Exercise instructions »
Retype each line exactly. Skip images.

|---|

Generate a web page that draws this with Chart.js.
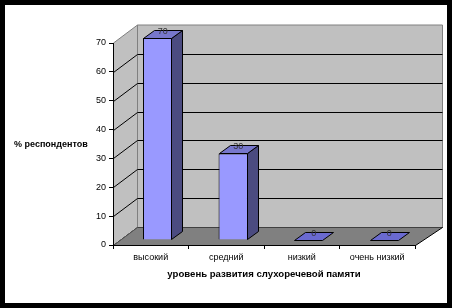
<!DOCTYPE html>
<html>
<head>
<meta charset="utf-8">
<script src="https://cdn.jsdelivr.net/npm/chart.js@4"></script>
<style>
  body { margin: 0; background: #000; }
  #frame { position: absolute; left: 5px; top: 5px; width: 442px; height: 298px; background: #fff; }
</style>
</head>
<body>
<div id="frame"><canvas id="chart" width="442" height="298"></canvas></div>
<script>
// data
var levels = ["высокий", "средний", "низкий", "очень низкий"];
var percents = [70, 30, 0, 0];
var yTitle = "% респондентов";
var xTitle = "уровень развития слухоречевой памяти";

// 3d look
var wallLeft = 24, wallRight = 27, wallUp = 18;
var shiftX = 7, shiftY = -5;
var depthX = 11, depthY = -8;

function poly(ctx, pts, fill, stroke) {
  ctx.beginPath();
  ctx.moveTo(pts[0][0], pts[0][1]);
  for (var i = 1; i < pts.length; i++) ctx.lineTo(pts[i][0], pts[i][1]);
  ctx.closePath();
  if (fill) { ctx.fillStyle = fill; ctx.fill(); }
  if (stroke) { ctx.strokeStyle = stroke; ctx.lineWidth = 1; ctx.stroke(); }
}

var walls = {
  id: "walls",
  beforeDraw: function (chart) {
    var ctx = chart.ctx, a = chart.chartArea, y = chart.scales.y;
    var L = a.left + 0.5, R = a.right + 0.5, T = a.top, B = a.bottom + 0.5;
    ctx.save();
    // side wall + back wall
    poly(ctx, [[L, B], [L, T], [L + wallLeft, T - wallUp], [L + wallLeft, B - wallUp]], "#c0c0c0", "#808080");
    poly(ctx, [[L + wallLeft, T - wallUp], [R + wallRight, T - wallUp], [R + wallRight, B - wallUp], [L + wallLeft, B - wallUp]], "#c0c0c0", "#808080");
    // grid lines
    ctx.strokeStyle = "#000";
    y.ticks.forEach(function (t) {
      var py = Math.round(y.getPixelForValue(t.value)) + 0.5;
      if (t.value === 70) return;
      ctx.beginPath();
      ctx.moveTo(L, py);
      ctx.lineTo(L + wallLeft, py - wallUp);
      ctx.lineTo(R + wallRight, py - wallUp);
      ctx.stroke();
    });
    // floor
    poly(ctx, [[L, B], [R, B], [R + wallRight, B - wallUp], [L + wallLeft, B - wallUp]], "#808080", null);
    ctx.strokeStyle = "#000";
    ctx.beginPath();
    ctx.moveTo(R, B);
    ctx.lineTo(R + wallRight, B - wallUp);
    ctx.stroke();
    ctx.strokeStyle = "#555";
    ctx.beginPath();
    ctx.moveTo(L, B);
    ctx.lineTo(L + wallLeft, B - wallUp);
    ctx.stroke();
    // y title
    ctx.fillStyle = "#000";
    ctx.font = "bold 9px 'Liberation Sans', Arial, sans-serif";
    ctx.textAlign = "left";
    ctx.textBaseline = "middle";
    ctx.fillText(yTitle, 9, 140);
    ctx.restore();
  },
  beforeDatasetsDraw: function (chart) {
    chart.ctx.save();
    chart.ctx.translate(shiftX, shiftY);
  },
  afterDatasetsDraw: function (chart) {
    var ctx = chart.ctx;
    ctx.restore();
    ctx.save();
    var meta = chart.getDatasetMeta(0);
    meta.data.forEach(function (bar, i) {
      var p = bar.getProps(["x", "y", "base", "width"], true);
      var l = Math.round(p.x - p.width / 2 + shiftX) + 0.5;
      var r = Math.round(p.x + p.width / 2 + shiftX) - 0.5;
      var t = Math.round(p.y + shiftY) + 0.5;
      var b = Math.round(p.base + shiftY) - 0.5;
      if (b > t) {
        poly(ctx, [[r, t], [r + depthX, t + depthY], [r + depthX, b + depthY], [r, b]], "#4b4b80", "#000");
      }
      poly(ctx, [[l, t], [r, t], [r + depthX, t + depthY], [l + depthX, t + depthY]], b > t ? "#7777cc" : "#6a6ad0", "#000");
      ctx.fillStyle = "#333";
      ctx.font = "9px 'Liberation Sans', Arial, sans-serif";
      ctx.textAlign = "center";
      ctx.textBaseline = "middle";
      ctx.fillText(String(percents[i]), p.x + shiftX + 5, t + depthY + 1);
    });
    ctx.restore();
  }
};

Chart.defaults.font.family = "'Liberation Sans', Arial, sans-serif";
Chart.defaults.font.size = 9;
Chart.defaults.color = "#000";

new Chart(document.getElementById("chart"), {
  type: "bar",
  data: {
    labels: levels,
    datasets: [
      {
        data: percents,
        backgroundColor: "#9999ff",
        borderColor: "#000",
        borderWidth: 1,
        barPercentage: 0.39,
        categoryPercentage: 1,
      },
    ],
  },
  options: {
    responsive: false,
    animation: false,
    layout: { padding: { left: 0, right: 32, top: 38, bottom: 0 } },
    plugins: { legend: { display: false }, tooltip: { enabled: false } },
    scales: {
      x: {
        grid: { drawOnChartArea: false, offset: true, tickLength: 4, color: "#000" },
        border: { color: "#000" },
        ticks: { padding: 3, color: "#000" },
        title: {
          display: true,
          text: xTitle,
          font: { weight: "bold", size: 9.6 },
          padding: { top: 4, bottom: 23 },
        },
        afterFit: function (axis) {
          axis.height = 58;
        },
      },
      y: {
        min: 0,
        max: 70,
        ticks: { stepSize: 10, padding: 3, color: "#000" },
        grid: { drawOnChartArea: false, tickLength: 4, color: "#000" },
        border: { color: "#000" },
        afterFit: function (axis) {
          axis.width = 108;
        },
      },
    },
  },
  plugins: [walls],
});
</script>
</body>
</html>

|---|

Finished exercise »
Generate a web page that draws this with Chart.js.
<!DOCTYPE html>
<html>
<head>
<meta charset="utf-8">
<script src="https://cdn.jsdelivr.net/npm/chart.js@4"></script>
<style>
  body { margin: 0; background: #000; }
  #frame { position: absolute; left: 5px; top: 5px; width: 442px; height: 298px; background: #fff; }
</style>
</head>
<body>
<div id="frame"><canvas id="chart" width="442" height="298"></canvas></div>
<script>
// data
var levels = ["высокий", "средний", "низкий", "очень низкий"];
var percents = [70, 30, 0, 0];
var yTitle = "% респондентов";
var xTitle = "уровень развития слухоречевой памяти";

// 3d look
var wallLeft = 24, wallRight = 27, wallUp = 18;
var shiftX = 7, shiftY = -5;
var depthX = 11, depthY = -8;

function poly(ctx, pts, fill, stroke) {
  ctx.beginPath();
  ctx.moveTo(pts[0][0], pts[0][1]);
  for (var i = 1; i < pts.length; i++) ctx.lineTo(pts[i][0], pts[i][1]);
  ctx.closePath();
  if (fill) { ctx.fillStyle = fill; ctx.fill(); }
  if (stroke) { ctx.strokeStyle = stroke; ctx.lineWidth = 1; ctx.stroke(); }
}

var walls = {
  id: "walls",
  beforeDraw: function (chart) {
    var ctx = chart.ctx, a = chart.chartArea, y = chart.scales.y;
    var L = a.left + 0.5, R = a.right + 0.5, T = a.top, B = a.bottom + 0.5;
    ctx.save();
    // side wall + back wall
    poly(ctx, [[L, B], [L, T], [L + wallLeft, T - wallUp], [L + wallLeft, B - wallUp]], "#c0c0c0", "#808080");
    poly(ctx, [[L + wallLeft, T - wallUp], [R + wallRight, T - wallUp], [R + wallRight, B - wallUp], [L + wallLeft, B - wallUp]], "#c0c0c0", "#808080");
    // grid lines
    ctx.strokeStyle = "#000";
    y.ticks.forEach(function (t) {
      var py = Math.round(y.getPixelForValue(t.value)) + 0.5;
      if (t.value === 70) return;
      ctx.beginPath();
      ctx.moveTo(L, py);
      ctx.lineTo(L + wallLeft, py - wallUp);
      ctx.lineTo(R + wallRight, py - wallUp);
      ctx.stroke();
    });
    // floor
    poly(ctx, [[L, B], [R, B], [R + wallRight, B - wallUp], [L + wallLeft, B - wallUp]], "#808080", null);
    ctx.strokeStyle = "#000";
    ctx.beginPath();
    ctx.moveTo(R, B);
    ctx.lineTo(R + wallRight, B - wallUp);
    ctx.stroke();
    ctx.strokeStyle = "#555";
    ctx.beginPath();
    ctx.moveTo(L, B);
    ctx.lineTo(L + wallLeft, B - wallUp);
    ctx.stroke();
    // y title
    ctx.fillStyle = "#000";
    ctx.font = "bold 9px 'Liberation Sans', Arial, sans-serif";
    ctx.textAlign = "left";
    ctx.textBaseline = "middle";
    ctx.fillText(yTitle, 9, 140);
    ctx.restore();
  },
  beforeDatasetsDraw: function (chart) {
    chart.ctx.save();
    chart.ctx.translate(shiftX, shiftY);
  },
  afterDatasetsDraw: function (chart) {
    var ctx = chart.ctx;
    ctx.restore();
    ctx.save();
    var meta = chart.getDatasetMeta(0);
    meta.data.forEach(function (bar, i) {
      var p = bar.getProps(["x", "y", "base", "width"], true);
      var l = Math.round(p.x - p.width / 2 + shiftX) + 0.5;
      var r = Math.round(p.x + p.width / 2 + shiftX) - 0.5;
      var t = Math.round(p.y + shiftY) + 0.5;
      var b = Math.round(p.base + shiftY) - 0.5;
      if (b > t) {
        poly(ctx, [[r, t], [r + depthX, t + depthY], [r + depthX, b + depthY], [r, b]], "#4b4b80", "#000");
      }
      poly(ctx, [[l, t], [r, t], [r + depthX, t + depthY], [l + depthX, t + depthY]], b > t ? "#7777cc" : "#6a6ad0", "#000");
      ctx.fillStyle = "#333";
      ctx.font = "9px 'Liberation Sans', Arial, sans-serif";
      ctx.textAlign = "center";
      ctx.textBaseline = "middle";
      ctx.fillText(String(percents[i]), p.x + shiftX + 5, t + depthY + 1);
    });
    ctx.restore();
  }
};

Chart.defaults.font.family = "'Liberation Sans', Arial, sans-serif";
Chart.defaults.font.size = 9;
Chart.defaults.color = "#000";

new Chart(document.getElementById("chart"), {
  type: "bar",
  data: {
    labels: levels,
    datasets: [
      {
        data: percents,
        backgroundColor: "#9999ff",
        borderColor: "#000",
        borderWidth: 1,
        barPercentage: 0.39,
        categoryPercentage: 1,
      },
    ],
  },
  options: {
    responsive: false,
    animation: false,
    layout: { padding: { left: 0, right: 32, top: 38, bottom: 0 } },
    plugins: { legend: { display: false }, tooltip: { enabled: false } },
    scales: {
      x: {
        grid: { drawOnChartArea: false, offset: true, tickLength: 4, color: "#000" },
        border: { color: "#000" },
        ticks: { padding: 3, color: "#000" },
        title: {
          display: true,
          text: xTitle,
          font: { weight: "bold", size: 9.6 },
          padding: { top: 4, bottom: 23 },
        },
        afterFit: function (axis) {
          axis.height = 58;
        },
      },
      y: {
        min: 0,
        max: 70,
        ticks: { stepSize: 10, padding: 3, color: "#000" },
        grid: { drawOnChartArea: false, tickLength: 4, color: "#000" },
        border: { color: "#000" },
        afterFit: function (axis) {
          axis.width = 108;
        },
      },
    },
  },
  plugins: [walls],
});
</script>
</body>
</html>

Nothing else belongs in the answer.